GPC deputy chair Dr Richard Vautrey said this commitment was of not much use.
He said: ‘It doesn’t actually help solve the problem. There is a crisis now and we need urgent resource now. Stability isn’t going to solve that.
‘We have been pushing for a halt to the MPIG withdrawal for some time but there is no sign that they will listen. Instead they have made some quite measly concessions which affect a tiny number of practices at the extreme end but in the general case the seven-year process is continuing.
‘We can’t wait five years for investment in general practice either, or for three years after two years of stability. We have to see that investment starting now and there are ways in which the NHS can do that.’
Dr Vautrey added that it was unlikely that the review of Carr-Hill – announced yet again with the 2015/16 GP contract deal after years of debate and despite a recent commitment to begin to roll out changes next year already – would lead to any major changes.
He said: ‘The bottom line is that we need additional resource into the formula. Any review that just takes money from Peter to pay Paul is just not acceptable.’
Asked whether practices should expect changes to the formula, he added: ‘No.’
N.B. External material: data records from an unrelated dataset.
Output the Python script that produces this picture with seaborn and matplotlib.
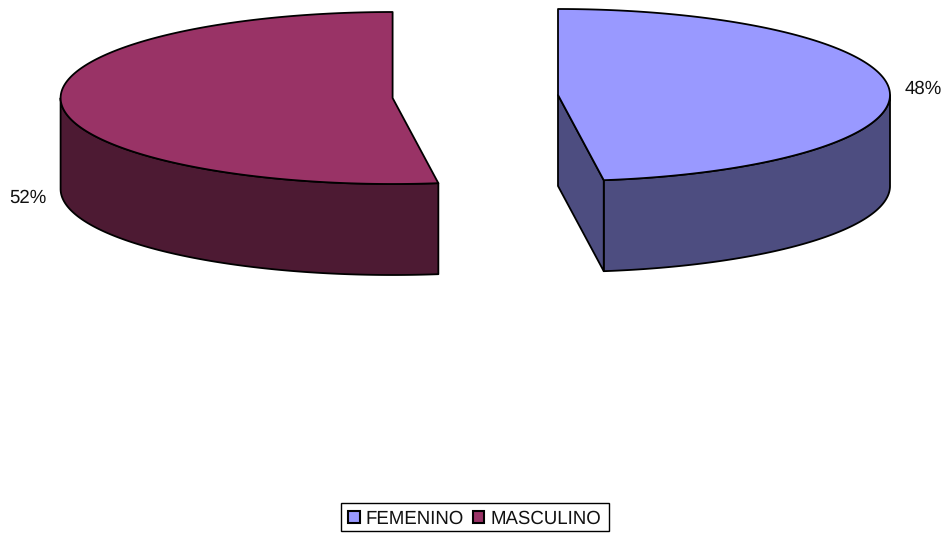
import numpy as np
import matplotlib
matplotlib.use('Agg')
import matplotlib.pyplot as plt
from matplotlib.patches import Patch, Polygon, Rectangle
import seaborn as sns

categories = ['FEMENINO', 'MASCULINO']
shares = [47.8, 52.2]
labels = ['48%', '52%']
palette = ['#9999FF', '#993366']
side_palette = ['#4D4D80', '#4D1A33']

# where each exploded slice has its tip, in pixels
tips = [(558, 95), (392.6, 98)]
RX, RY, DEPTH = 332, 86, 91

sns.set_theme(style='white')
plt.rcParams['font.family'] = ['Liberation Sans', 'DejaVu Sans']
plt.rcParams['text.hinting'] = 'none'


def rim(cx, cy, start, stop, dy=0):
    # angles run clockwise from the top of the ellipse
    t = np.radians(np.linspace(start, stop, 200))
    return np.column_stack([cx + RX * np.sin(t), cy - RY * np.cos(t) + dy])


fig, ax = plt.subplots(figsize=(9.48, 5.33), dpi=100)
fig.subplots_adjust(0, 0, 1, 1)
ax.set_xlim(0, 948)
ax.set_ylim(533, 0)
ax.axis('off')

edge = dict(edgecolor='black', linewidth=1.3, joinstyle='round')
fractions = np.cumsum([0] + shares) / sum(shares) * 360

for i in range(len(categories)):
    start, stop = fractions[i], fractions[i + 1]
    cx, cy = tips[i]

    # outer wall, only the part that faces the viewer (90 to 270 degrees)
    lo, hi = max(start, 90), min(stop, 270)
    top_edge = rim(cx, cy, lo, hi)
    low_edge = rim(cx, cy, lo, hi, DEPTH)[::-1]
    ax.add_patch(Polygon(np.vstack([top_edge, low_edge]), facecolor=side_palette[i], **edge))

    # cut wall, visible for the slice whose straight edge turns to the viewer
    if stop < 180:
        p = rim(cx, cy, stop, stop)[0]
        wall = [(cx, cy), p, (p[0], p[1] + DEPTH), (cx, cy + DEPTH)]
        ax.add_patch(Polygon(wall, facecolor=side_palette[i], **edge))

    # top face
    face = np.vstack([[(cx, cy)], rim(cx, cy, start, stop)])
    ax.add_patch(Polygon(face, facecolor=palette[i], **edge))

text_size = 13.4
ax.text(923, 89, labels[0], ha='center', va='center', fontsize=text_size, color='#111111')
ax.text(28, 198, labels[1], ha='center', va='center', fontsize=text_size, color='#111111')

# the box sits a little lower than the legend would put it, so it is drawn apart
ax.add_patch(Rectangle((341.5, 502.5), 268, 28.5, facecolor='white', edgecolor='black', linewidth=1.0))
handles = [Patch(facecolor=c, edgecolor='black', linewidth=1.5) for c in palette]
ax.legend(handles, categories, ncol=2, loc='center', bbox_to_anchor=(474.5, 518.5),
          bbox_transform=ax.transData, fontsize=text_size, frameon=False,
          handlelength=0.62, handleheight=0.62, handletextpad=0.3,
          columnspacing=0.5, borderpad=0, borderaxespad=0, labelcolor='#111111')

fig.savefig('out.png', dpi=100)
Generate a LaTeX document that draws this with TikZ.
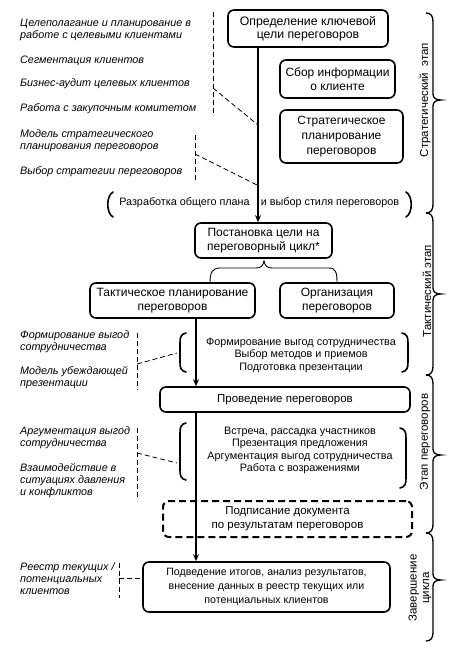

Pulse can also reveal NHS England managers are not looking at rewriting the formula as a priority. A Freedom of Information Act request unveiled emails between senior NHS England officials last summer urging for other measures to be prioritised to redistribute GP funding to cater for deprivation.
NHS England director of commissioning policy and primary care Ben Dyson wrote to colleagues in July last year.
He said: ‘I would argue against relying too much on Carr-Hill as a way of tackling inequalities, or rather there may be a good case for some slight re-weighting of Carr-Hill, but if we want to make a more decisive impact on primary care quality and access in deprived areas, we should use different forms of contracting (PMS, APMS etc) – and this relies upon keeping “primary care plus” funding.’